Bipolar Gunn Effect and Subnanosecond Switching of the High-Voltage GaAs Diodes Initiated by Microsecond Kilovolt Voltage Ramp

It is well known that GaAs diodes of various design such as S-diodes with deep levels and pulse avalanche diodes exhibit subnanosecond transient from blocking to conducting state. Recently the mechanism of such switching was explained by formation of ionizing Gunn domains. The switching occurs in narrow current filaments with extreme ∼ 1 MA/cm ² ) current density that is required for formation of ionizing Gunn domains. Hence filamentation is a necessary condition for subnanosecond switching. The filamentation mechanism is usually attributed to the structural imperfections or surface breakdown. In this paper we demonstrate that subnanosecond switching is possible for an ideal diode without any imperfections, or deep levels that are present in S-diodes. It also does not require a steep voltage ramp as in the case of pulse avalanche diodes. This universal switching scenario is based on inherent features of GaAs diodes and includes (i) formation of spatially uniform state with double avalanche injection, (ii) current filamentation due to negative differential conductance of the state with double avalanche injection and (iii) subnansecond switching due to appearance of ionizing Gunn domains in current filaments.
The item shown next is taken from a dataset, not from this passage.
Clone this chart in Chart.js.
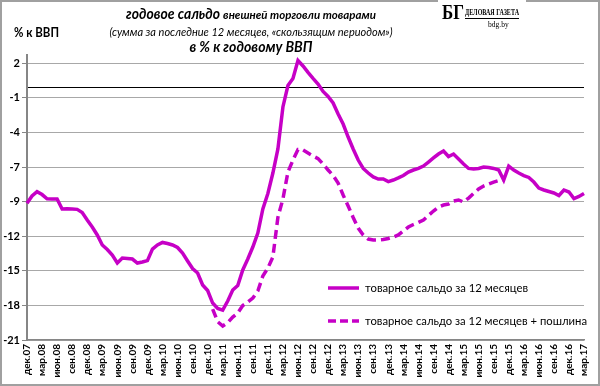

We illustrate this scenario by two-dimensional numerical simulations of the simplest $p-i-n$ diode structure with 1.4 kV breakdown voltage. The triggering is initiated by a kilovolt pulse with microsecond front and reverse polarity applied to the diode and in-series $50-\Omega$ load. The diode exhibits 500 ps transient to the conducting state with 100 V residual voltage and forms 30 A amplitude pulse in the load.